#### [TO DO]
Restate the listing that follows word for word, without its pictures.

#### [DATA SECTION]

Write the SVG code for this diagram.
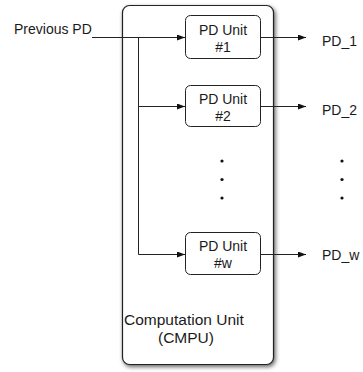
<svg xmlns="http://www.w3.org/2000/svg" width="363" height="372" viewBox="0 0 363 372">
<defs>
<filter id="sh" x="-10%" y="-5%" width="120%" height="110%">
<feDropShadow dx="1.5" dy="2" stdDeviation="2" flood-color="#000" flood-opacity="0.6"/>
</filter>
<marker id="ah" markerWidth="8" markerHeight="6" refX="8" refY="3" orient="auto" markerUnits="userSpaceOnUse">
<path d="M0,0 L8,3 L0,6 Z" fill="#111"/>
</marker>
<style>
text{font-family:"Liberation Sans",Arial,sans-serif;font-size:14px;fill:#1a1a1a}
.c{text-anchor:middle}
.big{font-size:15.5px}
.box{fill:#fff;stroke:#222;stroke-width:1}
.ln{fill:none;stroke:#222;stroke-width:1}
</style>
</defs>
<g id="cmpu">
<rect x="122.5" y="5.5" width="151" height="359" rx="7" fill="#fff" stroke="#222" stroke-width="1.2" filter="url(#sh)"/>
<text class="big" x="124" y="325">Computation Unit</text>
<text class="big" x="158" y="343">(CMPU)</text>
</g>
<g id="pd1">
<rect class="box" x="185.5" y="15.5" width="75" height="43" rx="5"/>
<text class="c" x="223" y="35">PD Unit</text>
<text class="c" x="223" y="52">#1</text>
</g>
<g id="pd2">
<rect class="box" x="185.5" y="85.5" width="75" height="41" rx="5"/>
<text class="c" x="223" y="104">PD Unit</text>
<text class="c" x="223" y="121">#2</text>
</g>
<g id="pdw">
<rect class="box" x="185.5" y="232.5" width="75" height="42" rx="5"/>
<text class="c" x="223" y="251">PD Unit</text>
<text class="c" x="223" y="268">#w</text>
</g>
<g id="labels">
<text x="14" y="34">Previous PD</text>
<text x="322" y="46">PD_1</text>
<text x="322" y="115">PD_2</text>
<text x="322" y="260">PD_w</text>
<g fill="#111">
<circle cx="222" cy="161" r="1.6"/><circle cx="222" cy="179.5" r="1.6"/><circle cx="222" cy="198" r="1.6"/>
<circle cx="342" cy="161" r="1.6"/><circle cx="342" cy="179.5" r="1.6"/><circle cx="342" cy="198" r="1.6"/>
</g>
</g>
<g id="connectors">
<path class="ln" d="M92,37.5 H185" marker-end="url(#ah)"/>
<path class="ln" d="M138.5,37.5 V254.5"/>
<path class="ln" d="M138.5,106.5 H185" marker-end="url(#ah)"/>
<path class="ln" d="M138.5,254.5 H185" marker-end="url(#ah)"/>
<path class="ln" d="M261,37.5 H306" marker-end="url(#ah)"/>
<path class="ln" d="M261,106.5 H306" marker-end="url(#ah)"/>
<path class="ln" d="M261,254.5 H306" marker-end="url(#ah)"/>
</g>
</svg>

#### [ANSWER BELOW]
Write the SVG code for this diagram.
<svg xmlns="http://www.w3.org/2000/svg" width="363" height="372" viewBox="0 0 363 372">
<defs>
<filter id="sh" x="-10%" y="-5%" width="120%" height="110%">
<feDropShadow dx="1.5" dy="2" stdDeviation="2" flood-color="#000" flood-opacity="0.6"/>
</filter>
<marker id="ah" markerWidth="8" markerHeight="6" refX="8" refY="3" orient="auto" markerUnits="userSpaceOnUse">
<path d="M0,0 L8,3 L0,6 Z" fill="#111"/>
</marker>
<style>
text{font-family:"Liberation Sans",Arial,sans-serif;font-size:14px;fill:#1a1a1a}
.c{text-anchor:middle}
.big{font-size:15.5px}
.box{fill:#fff;stroke:#222;stroke-width:1}
.ln{fill:none;stroke:#222;stroke-width:1}
</style>
</defs>
<g id="cmpu">
<rect x="122.5" y="5.5" width="151" height="359" rx="7" fill="#fff" stroke="#222" stroke-width="1.2" filter="url(#sh)"/>
<text class="big" x="124" y="325">Computation Unit</text>
<text class="big" x="158" y="343">(CMPU)</text>
</g>
<g id="pd1">
<rect class="box" x="185.5" y="15.5" width="75" height="43" rx="5"/>
<text class="c" x="223" y="35">PD Unit</text>
<text class="c" x="223" y="52">#1</text>
</g>
<g id="pd2">
<rect class="box" x="185.5" y="85.5" width="75" height="41" rx="5"/>
<text class="c" x="223" y="104">PD Unit</text>
<text class="c" x="223" y="121">#2</text>
</g>
<g id="pdw">
<rect class="box" x="185.5" y="232.5" width="75" height="42" rx="5"/>
<text class="c" x="223" y="251">PD Unit</text>
<text class="c" x="223" y="268">#w</text>
</g>
<g id="labels">
<text x="14" y="34">Previous PD</text>
<text x="322" y="46">PD_1</text>
<text x="322" y="115">PD_2</text>
<text x="322" y="260">PD_w</text>
<g fill="#111">
<circle cx="222" cy="161" r="1.6"/><circle cx="222" cy="179.5" r="1.6"/><circle cx="222" cy="198" r="1.6"/>
<circle cx="342" cy="161" r="1.6"/><circle cx="342" cy="179.5" r="1.6"/><circle cx="342" cy="198" r="1.6"/>
</g>
</g>
<g id="connectors">
<path class="ln" d="M92,37.5 H185" marker-end="url(#ah)"/>
<path class="ln" d="M138.5,37.5 V254.5"/>
<path class="ln" d="M138.5,106.5 H185" marker-end="url(#ah)"/>
<path class="ln" d="M138.5,254.5 H185" marker-end="url(#ah)"/>
<path class="ln" d="M261,37.5 H306" marker-end="url(#ah)"/>
<path class="ln" d="M261,106.5 H306" marker-end="url(#ah)"/>
<path class="ln" d="M261,254.5 H306" marker-end="url(#ah)"/>
</g>
</svg>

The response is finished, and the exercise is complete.